To summarise. The flat spacetime metric tells you everything you need to know about any path or paths through spacetime. The simplest explanation for the twin paradox, therefore, involves analysis in any IRF. It doesn't need to be the Earth's rest frame. Any IRF will do and the metric does the rest.

This, however, does not explain things in terms of a physical explanation for an accelerating observer. When we try to find an accelerating coordinate system to cover the entire experiment we immediately find ambiguities. The same event may be mapped to different coordinates, for example. This undermines the attemept to give a clear and unambiguous record of what happened where and when in an accelerating reference frame.

This takes us into the background material presented in this thread: attempts to give a consistent coordinate system for the accelerating observer etc. In particular, if a simultaneity convention is seen as something non-physical, then a physical explanation for the accelerating observer is elusive.

 

[PAllen]

I assume this has been stated earlier, so apologize for the repetition. But there is a simple invariant statement that can be made (whose description will differ by coordinate choice, but not the result):

If you Einstein synchronize the Earth and Mars clock, and synchronize an Earth rocket clock with the Earth clock, then have the rocket travel to mars, then the rocket clock will be behind the Mars clock. This is true no matter what travel path or acceleration is used, but these latter choices determine whether the amount is miniscule or enormous (e.g. a looping path near c per earth, that takes 1k years in earth-mars frame to reach mars).

Obvious simplifications: gravity ignored, Earth and Mars considered mutually stationary.

 

[vanhees71]

I think one saves oneself a lot of trouble, if one simply uses covariant quantities. If this is not possible, something usually is at least problematic, if not simply ill-defined or wrong, with the way a problem is stated or thought about.

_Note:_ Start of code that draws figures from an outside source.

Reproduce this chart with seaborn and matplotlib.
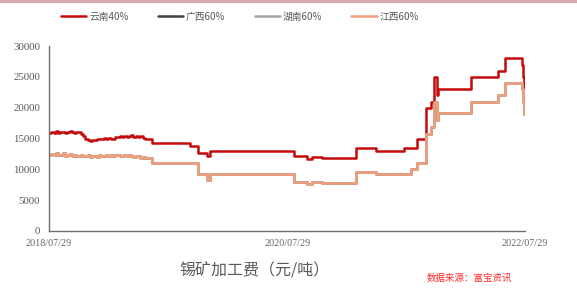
import numpy as np
import pandas as pd
import matplotlib
matplotlib.use("Agg")
import matplotlib.pyplot as plt
import seaborn as sns
from matplotlib.lines import Line2D
from matplotlib.patches import Rectangle

# ---------------- data ----------------
series_names = ["云南40%", "广西60%", "湖南60%", "江西60%"]
series_colors = ["#C40A0A", "#404040", "#A5A5A5", "#F2A07C"]

# weekly prices (noisy period) starting 2018-07-29
weekly_start = "2018-07-29"
weekly_yunnan = [15900, 16100, 15900, 16200, 15900, 16000, 16100, 15900, 16000, 16200,
                 16100, 15900, 16000, 16100, 15700, 15400, 15000, 14800, 14600, 14800,
                 14700, 14900, 15000, 14900, 15100, 15000, 15100, 15000, 14900, 15200,
                 15300, 15400, 15200, 15400, 15300, 15400, 15500, 15300, 15400, 15200,
                 15400, 15100, 15000, 15000, 15000, 15000]
weekly_jiangxi = [12300, 12500, 12300, 12600, 12300, 12400, 12600, 12200, 12300, 12500,
                  12200, 12300, 12100, 12200, 12400, 12100, 12200, 12300, 12000, 12100,
                  12200, 12000, 12300, 12100, 12200, 12400, 12200, 12300, 12200, 12400,
                  12300, 12100, 12200, 12400, 12100, 12300, 12200, 12000, 12100, 12200,
                  11900, 12000, 11900, 11800, 11900, 11800]

# later period: dates where the price changes
step_dates = ["2019-06-10", "2019-10-05", "2019-10-29", "2019-11-26", "2019-12-05",
              "2020-08-19", "2020-09-28", "2020-10-13", "2020-11-13", "2021-02-25",
              "2021-04-28", "2021-07-22", "2021-08-13", "2021-08-30", "2021-09-28",
              "2021-10-13", "2021-10-23", "2021-11-01", "2021-11-05", "2022-02-13",
              "2022-05-07", "2022-05-30", "2022-07-19", "2022-07-24", "2022-07-27",
              "2022-07-29"]
step_yunnan = [14300, 13800, 12700, 12200, 13000,
               12100, 11700, 12000, 11800, 13400,
               13000, 13500, 13500, 15000, 20000,
               21000, 25000, 22000, 23000, 25000,
               26000, 28000, 27000, 25000, 23000,
               23000]
step_jiangxi = [11000, 11000, 9200, 8300, 9200,
                8000, 7700, 8000, 7800, 9500,
                9200, 9200, 10100, 11000, 15800,
                16800, 21000, 18000, 19200, 21000,
                22000, 24000, 23000, 21000, 19000,
                19000]

x_ticks = ["2018-07-29", "2020-07-29", "2022-07-29"]
x_tick_labels = ["2018/07/29", "2020/07/29", "2022/07/29"]
y_ticks = [0, 5000, 10000, 15000, 20000, 25000, 30000]

dates = list(pd.date_range(weekly_start, periods=len(weekly_yunnan), freq="7D")) + \
        list(pd.to_datetime(step_dates))
yunnan_40 = weekly_yunnan + step_yunnan
jiangxi_60 = weekly_jiangxi + step_jiangxi
guangxi_60 = list(jiangxi_60)   # hidden under 江西60%
hunan_60 = list(jiangxi_60)     # hidden under 江西60%

values = [yunnan_40, guangxi_60, hunan_60, jiangxi_60]
df = pd.concat([pd.DataFrame({"date": dates, "value": v, "series": n})
                for n, v in zip(series_names, values)], ignore_index=True)

# ---------------- style ----------------
sns.set_style("white")
plt.rcParams["font.family"] = ["Noto Sans CJK SC", "DejaVu Sans"]

W, H = 577, 292
fig = plt.figure(figsize=(W / 100, H / 100), dpi=100)
fig.patch.set_facecolor("white")
ax = fig.add_axes([49 / W, 1 - 231 / H, (525 - 49) / W, (231 - 46) / H])

sns.lineplot(data=df, x="date", y="value", hue="series", hue_order=series_names,
             palette=series_colors, drawstyle="steps-post", linewidth=1.8,
             estimator=None, legend=False, ax=ax)

ax.set_xlim(pd.Timestamp("2018-07-29"), pd.Timestamp("2022-07-29"))
ax.set_ylim(0, 30000)
ax.set_xlabel("")
ax.set_ylabel("")
ax.set_xticks(pd.to_datetime(x_ticks))
ax.set_xticklabels(x_tick_labels)
ax.set_yticks(y_ticks)
ax.set_yticklabels([str(t) for t in y_ticks])

for lab in ax.get_xticklabels():
    lab.set_fontfamily("Liberation Serif")
    lab.set_fontsize(7.3)
    lab.set_color("#666666")
for lab in ax.get_yticklabels():
    lab.set_fontfamily("Liberation Serif")
    lab.set_fontsize(7.8)
    lab.set_color("#595959")

ax.tick_params(axis="both", direction="out", length=3, width=0.8, color="#595959")
ax.tick_params(axis="y", pad=3.5)
ax.tick_params(axis="x", pad=2.5)
for s in ["top", "right"]:
    ax.spines[s].set_visible(False)
for s in ["left", "bottom"]:
    ax.spines[s].set_color("#6F6F6F")
    ax.spines[s].set_linewidth(1.0)
ax.grid(False)

# legend
handles = [Line2D([0], [0], color=c, lw=1.8) for c in series_colors]
fig.legend(handles, series_names, loc="center", bbox_to_anchor=(240 / W, 1 - 16.7 / H),
           ncol=4, frameon=False, fontsize=7, handlelength=2.6, handletextpad=0.3,
           columnspacing=3.0, labelcolor="#595959")

# title and source
fig.text(255 / W, 1 - 271.5 / H, "锡矿加工费（元/吨）", ha="center", va="center",
         fontsize=11.5, color="#595959")
fig.text(469 / W, 1 - 278.3 / H, "数据来源：富宝资讯", ha="center", va="center",
         fontsize=6.8, color="#FF2A2A")

# top pink band
fig.patches.append(Rectangle((0, 1 - 2.5 / H), 1, 2.5 / H, transform=fig.transFigure,
                             facecolor="#DBA9A9", edgecolor="none"))

fig.savefig("out.png", dpi=100, facecolor="white")
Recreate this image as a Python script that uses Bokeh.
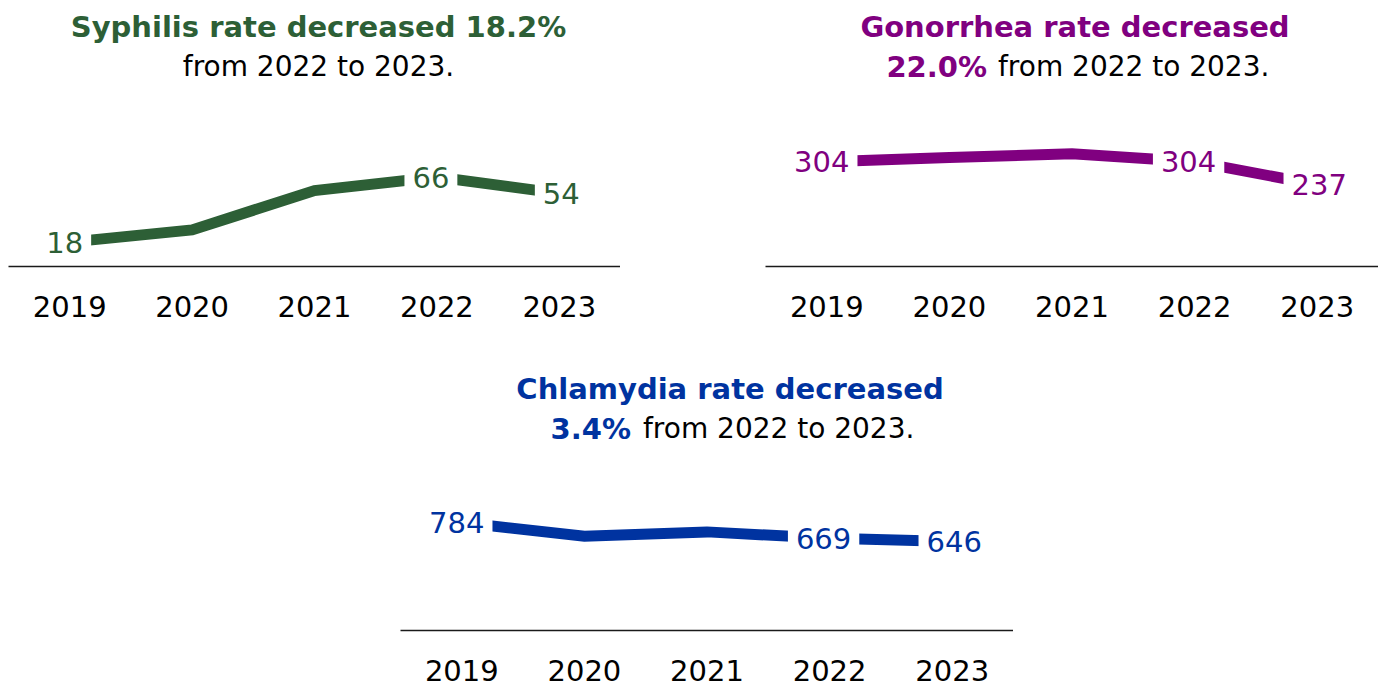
from bokeh.plotting import figure
from bokeh.models import ColumnDataSource, FactorRange, Range1d, Spacer
from bokeh.layouts import row, column
from bokeh.embed import file_html
from bokeh.resources import INLINE
from bokeh.core.properties import value

# ---- data ----
years = ["2019", "2020", "2021", "2022", "2023"]
syphilis = [18, 27, 56, 66, 54]
gonorrhea = [304, 316, 327, 304, 237]
chlamydia = [784, 684, 716, 669, 646]
labeled_years = ["2019", "2022", "2023"]

syph_title = ("Syphilis rate decreased 18.2%", "", "from 2022 to 2023.")
gono_title = ("Gonorrhea rate decreased", "22.0%", "from 2022 to 2023.")
chla_title = ("Chlamydia rate decreased", "3.4%", "from 2022 to 2023.")

FONT = "DejaVu Sans"
LABEL_NUDGE = [-5, -6, 2]  # horizontal pixel nudges of the value labels


def make_chart(vals, color, titles, ymax, frame_w, frame_h, top_border,
               bottom_border, t1_px, t2_px, cx_off, split_bold_right,
               split_rest_left):
    p = figure(x_range=FactorRange(factors=years, range_padding=0),
               y_range=Range1d(0, ymax),
               frame_width=frame_w, frame_height=frame_h,
               min_border_left=0, min_border_right=0,
               min_border_top=top_border, min_border_bottom=bottom_border,
               y_axis_location=None, toolbar_location=None,
               output_backend="svg", background_fill_color="white",
               border_fill_color="white", outline_line_color=None)
    p.xgrid.visible = False
    p.ygrid.visible = False
    ax = p.xaxis[0]
    ax.axis_line_color = "#1a1a1a"
    ax.axis_line_width = 1.5
    ax.major_tick_line_color = None
    ax.minor_tick_line_color = None
    ax.major_tick_out = 0
    ax.major_label_standoff = 29
    ax.major_label_text_font = FONT
    ax.major_label_text_font_size = "29px"
    ax.major_label_text_color = "black"

    p.line(x=years, y=vals, line_width=11, line_color=color, line_join="miter")

    lab_vals = [vals[years.index(y)] for y in labeled_years]
    src = ColumnDataSource(dict(x=labeled_years, y=lab_vals,
                                t=[str(v) for v in lab_vals],
                                dx=LABEL_NUDGE))
    p.text(x="x", y="y", text="t", source=src, x_offset="dx",
           text_font=value(FONT),
           text_font_size="29px", text_color=color, text_align="center",
           text_baseline="middle", background_fill_color="white",
           padding=8)

    def ypos(px):
        return ymax - px * ymax / frame_h

    line1, bold2, rest2 = titles
    p.text(x=["2021"], y=[ypos(t1_px)], text=[line1], text_font=value(FONT),
           text_font_style="bold", text_font_size="29px", text_color=color,
           text_align="center", text_baseline="alphabetic", x_offset=cx_off)
    if bold2:
        p.text(x=["2021"], y=[ypos(t2_px)], text=[bold2], text_font=value(FONT),
               text_font_style="bold", text_font_size="29px", text_color=color,
               text_align="right", text_baseline="alphabetic",
               x_offset=split_bold_right)
        p.text(x=["2021"], y=[ypos(t2_px)], text=[rest2], text_font=value(FONT),
               text_font_size="28px", text_color="black",
               text_align="left", text_baseline="alphabetic",
               x_offset=split_rest_left)
    else:
        p.text(x=["2021"], y=[ypos(t2_px)], text=[rest2], text_font=value(FONT),
               text_font_size="28px", text_color="black",
               text_align="center", text_baseline="alphabetic", x_offset=cx_off)
    return p


f1 = make_chart(syphilis, "#2D5F36", syph_title, 190.4, 612, 258, 8, 72,
                18, 58, 4, 0, 0)
f2 = make_chart(gonorrhea, "#800080", gono_title, 748, 613, 258, 8, 72,
                18, 58, 3, -85, -74)
f3 = make_chart(chlamydia, "#0033A0", chla_title, 2120, 613, 292, 0, 56,
                50, 90, 23, -76, -64)

layout = column(row(Spacer(width=8), f1, Spacer(width=145), f2),
                row(Spacer(width=400), f3))

open("out.html", "w").write(file_html(layout, INLINE))
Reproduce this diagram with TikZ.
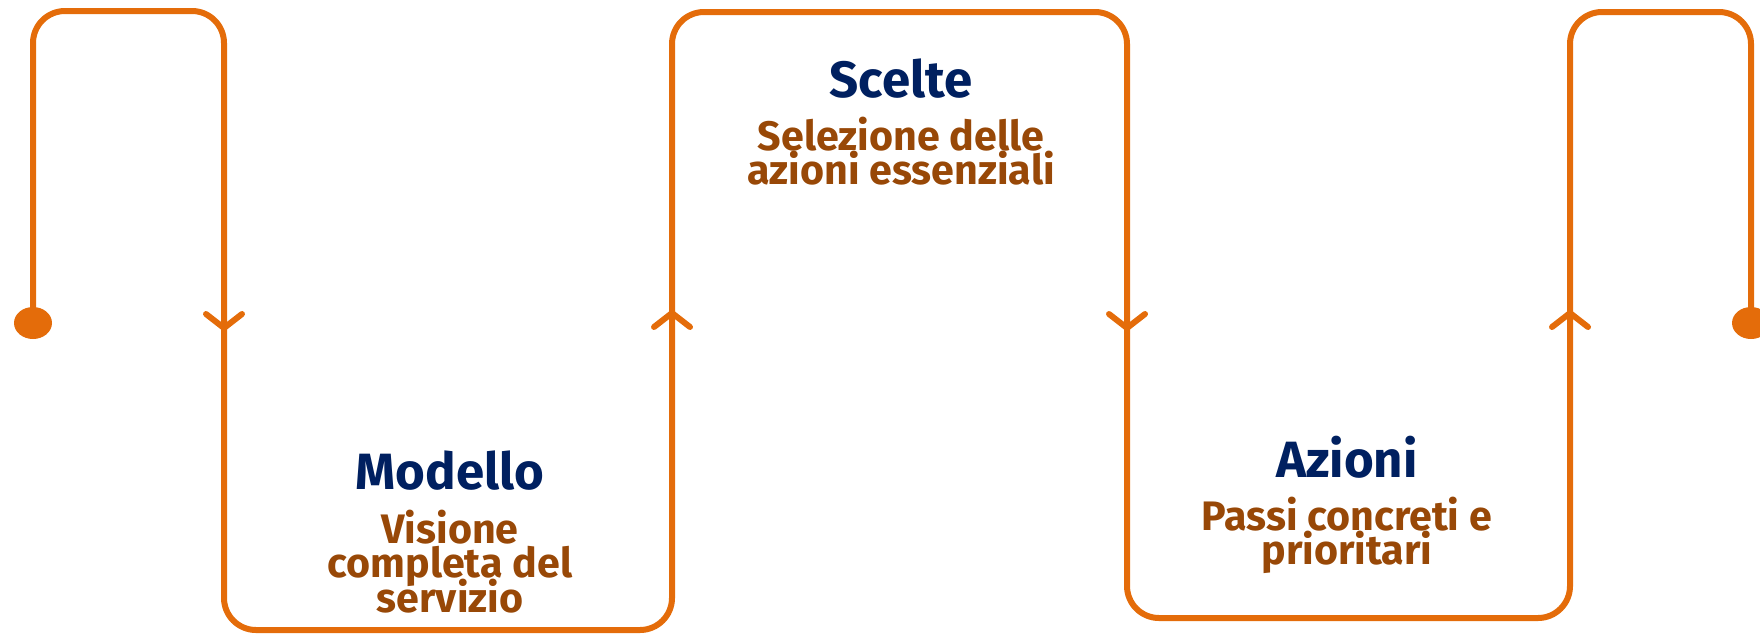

In the case of the "one-way twin paradox" one can simply refer to the proper time of each twin. That's a local concept too, because it just is the time each twin reads off from his or her wristwatch. Using these proper times for the "aging" of the twins thus you get an unanimous answer to who aged more or less compared to the other. Then there's no frame dependence nor is there any paradox to be thought about left!

 

[morrobay]

Isn't the proper time equal to the space-time interval in this situation? So obviously less proper time for traveler.

 

[PAllen]

I think one saves oneself a lot of trouble, if one simply uses covariant quantities. If this is not possible, something usually is at least problematic, if not simply ill-defined or wrong, with the way a problem is stated or thought about.

In the case of the "one-way twin paradox" one can simply refer to the proper time of each twin. That's a local concept too, because it just is the time each twin reads off from his or her wristwatch. Using these proper times for the "aging" of the twins thus you get an unanimous answer to who aged more or less compared to the other. Then there's no frame dependence nor is there any paradox to be thought about left!

But for the one way example here, there is no way to avoid a synchronization assumption, because that is the sole determinant of what the start event is for the Mars clock. There is only one incident of colocation. The interval beginnings are determined solely by a synchronization decision, which can be a physical procedure, thus invariant, but it is still a choice, and effectively defines a frame.